▸ Requirements:
Set the lines down again exactly, first line through the line that contains "import plotly.graph_objects as go", with no pictures.

--- BEGIN ---

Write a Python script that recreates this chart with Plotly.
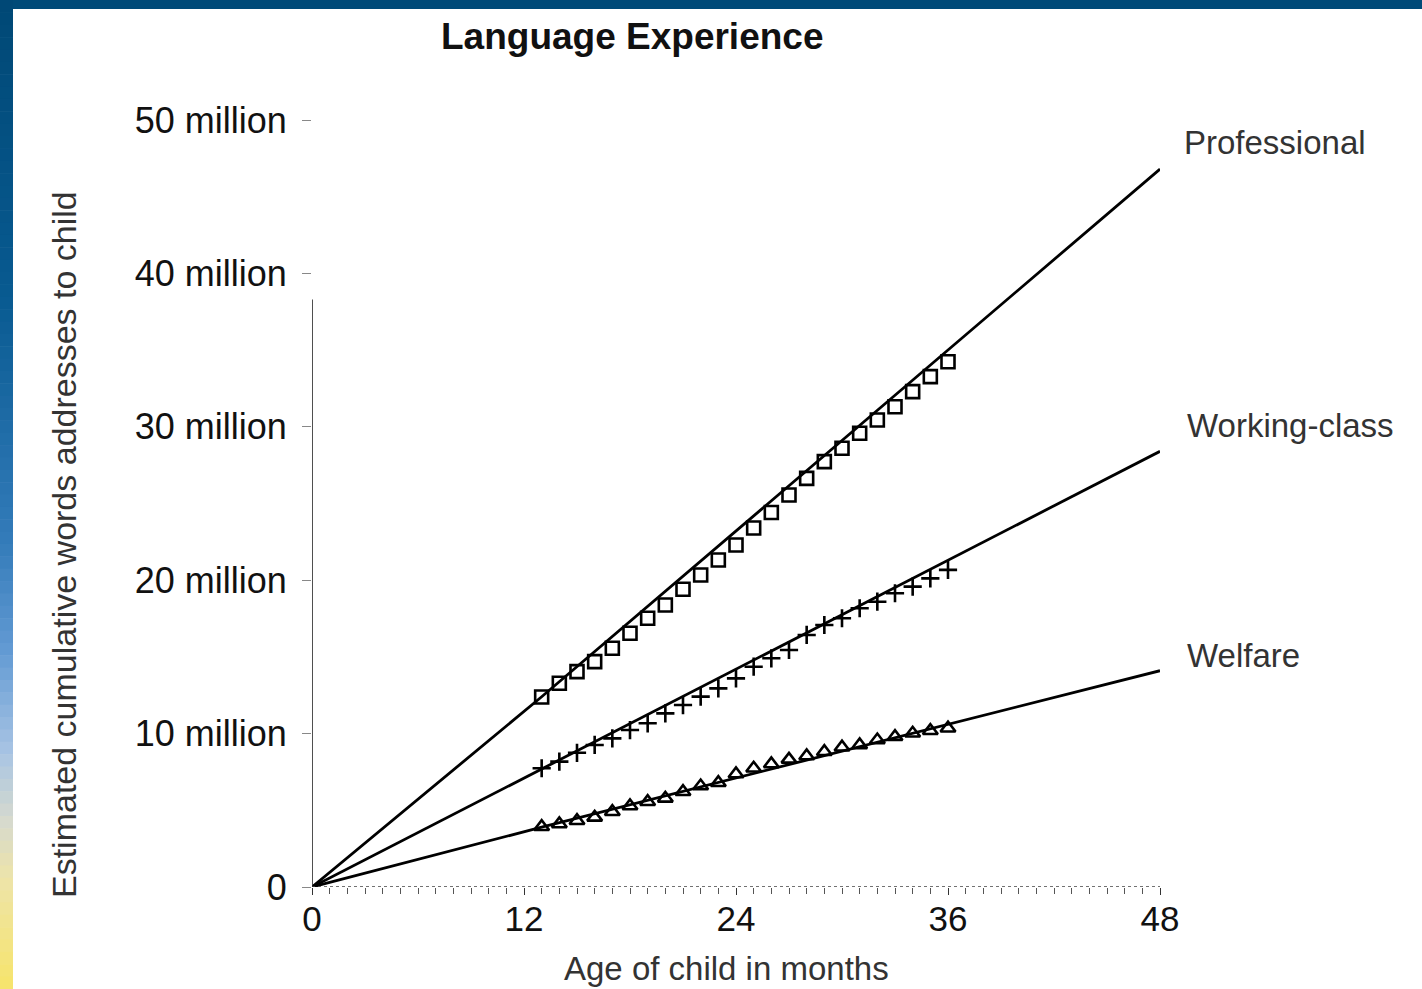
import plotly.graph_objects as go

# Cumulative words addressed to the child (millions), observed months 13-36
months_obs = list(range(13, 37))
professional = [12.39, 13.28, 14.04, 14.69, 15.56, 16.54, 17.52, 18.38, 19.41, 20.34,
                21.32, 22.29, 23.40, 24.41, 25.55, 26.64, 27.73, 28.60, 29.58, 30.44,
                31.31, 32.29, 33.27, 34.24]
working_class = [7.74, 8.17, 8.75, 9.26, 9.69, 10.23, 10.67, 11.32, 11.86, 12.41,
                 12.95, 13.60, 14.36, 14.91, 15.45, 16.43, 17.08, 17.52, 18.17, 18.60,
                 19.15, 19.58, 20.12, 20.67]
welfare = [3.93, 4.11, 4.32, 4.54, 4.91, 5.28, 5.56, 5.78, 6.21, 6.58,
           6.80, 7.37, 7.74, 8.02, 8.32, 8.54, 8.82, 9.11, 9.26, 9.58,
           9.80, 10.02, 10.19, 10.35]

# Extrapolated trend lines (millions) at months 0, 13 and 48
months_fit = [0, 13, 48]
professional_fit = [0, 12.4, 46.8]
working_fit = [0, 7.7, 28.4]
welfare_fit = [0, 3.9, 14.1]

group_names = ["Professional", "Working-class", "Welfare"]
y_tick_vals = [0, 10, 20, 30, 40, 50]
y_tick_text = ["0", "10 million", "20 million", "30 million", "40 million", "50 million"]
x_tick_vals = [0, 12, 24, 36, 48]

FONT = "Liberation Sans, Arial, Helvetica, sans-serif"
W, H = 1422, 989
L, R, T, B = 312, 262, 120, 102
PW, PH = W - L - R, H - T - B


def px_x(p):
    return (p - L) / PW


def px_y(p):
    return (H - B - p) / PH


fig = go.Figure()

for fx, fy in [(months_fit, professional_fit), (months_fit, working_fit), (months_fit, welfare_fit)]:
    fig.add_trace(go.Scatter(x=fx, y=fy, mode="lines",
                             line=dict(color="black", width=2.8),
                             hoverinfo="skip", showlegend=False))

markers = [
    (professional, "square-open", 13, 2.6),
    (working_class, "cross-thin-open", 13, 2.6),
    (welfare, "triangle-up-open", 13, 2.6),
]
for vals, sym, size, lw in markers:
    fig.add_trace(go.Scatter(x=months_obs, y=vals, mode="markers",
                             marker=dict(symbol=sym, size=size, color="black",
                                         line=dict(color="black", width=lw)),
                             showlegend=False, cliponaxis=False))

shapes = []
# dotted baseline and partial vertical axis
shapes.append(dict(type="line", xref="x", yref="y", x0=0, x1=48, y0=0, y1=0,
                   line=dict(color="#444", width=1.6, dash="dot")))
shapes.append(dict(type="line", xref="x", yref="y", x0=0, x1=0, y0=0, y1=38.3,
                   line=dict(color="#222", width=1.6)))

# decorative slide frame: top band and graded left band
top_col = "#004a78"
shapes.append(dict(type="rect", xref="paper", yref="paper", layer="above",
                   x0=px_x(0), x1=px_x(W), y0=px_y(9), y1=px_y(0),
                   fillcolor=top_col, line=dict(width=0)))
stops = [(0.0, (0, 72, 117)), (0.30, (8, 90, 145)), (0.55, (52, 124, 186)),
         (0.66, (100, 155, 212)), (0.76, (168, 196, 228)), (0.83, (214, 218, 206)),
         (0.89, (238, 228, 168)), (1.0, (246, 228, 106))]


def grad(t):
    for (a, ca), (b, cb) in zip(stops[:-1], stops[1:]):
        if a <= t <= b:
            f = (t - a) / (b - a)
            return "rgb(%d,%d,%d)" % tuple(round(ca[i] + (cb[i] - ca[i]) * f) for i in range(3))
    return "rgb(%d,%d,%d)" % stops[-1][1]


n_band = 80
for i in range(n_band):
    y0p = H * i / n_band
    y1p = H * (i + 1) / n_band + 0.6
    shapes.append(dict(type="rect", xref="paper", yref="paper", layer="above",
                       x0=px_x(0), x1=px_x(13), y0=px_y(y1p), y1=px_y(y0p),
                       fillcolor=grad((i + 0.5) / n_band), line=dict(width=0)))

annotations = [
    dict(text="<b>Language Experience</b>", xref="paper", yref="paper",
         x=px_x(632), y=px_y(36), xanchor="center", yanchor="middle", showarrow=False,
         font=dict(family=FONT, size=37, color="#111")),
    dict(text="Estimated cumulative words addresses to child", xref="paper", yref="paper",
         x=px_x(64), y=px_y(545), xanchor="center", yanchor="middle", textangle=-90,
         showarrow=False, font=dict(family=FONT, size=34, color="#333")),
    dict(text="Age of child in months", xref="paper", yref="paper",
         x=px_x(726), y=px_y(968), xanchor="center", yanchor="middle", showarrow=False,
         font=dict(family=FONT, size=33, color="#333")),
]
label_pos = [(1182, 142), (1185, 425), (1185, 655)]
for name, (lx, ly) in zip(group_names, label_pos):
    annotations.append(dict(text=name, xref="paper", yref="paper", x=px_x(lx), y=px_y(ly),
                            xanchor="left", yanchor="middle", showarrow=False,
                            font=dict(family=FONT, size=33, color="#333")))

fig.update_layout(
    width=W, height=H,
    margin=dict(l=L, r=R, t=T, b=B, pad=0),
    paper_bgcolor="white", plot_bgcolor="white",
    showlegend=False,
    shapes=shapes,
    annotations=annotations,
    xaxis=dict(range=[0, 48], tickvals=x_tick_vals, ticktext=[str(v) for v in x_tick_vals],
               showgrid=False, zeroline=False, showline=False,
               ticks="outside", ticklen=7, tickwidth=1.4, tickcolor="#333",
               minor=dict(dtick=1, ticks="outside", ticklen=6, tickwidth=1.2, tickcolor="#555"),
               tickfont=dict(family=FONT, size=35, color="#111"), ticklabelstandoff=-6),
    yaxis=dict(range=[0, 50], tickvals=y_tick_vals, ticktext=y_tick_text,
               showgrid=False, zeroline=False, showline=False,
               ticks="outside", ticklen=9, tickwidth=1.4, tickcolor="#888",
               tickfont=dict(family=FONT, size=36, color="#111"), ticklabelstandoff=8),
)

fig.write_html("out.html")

--- END ---

▸ Response:
Write a Python script that recreates this chart with Plotly.
import plotly.graph_objects as go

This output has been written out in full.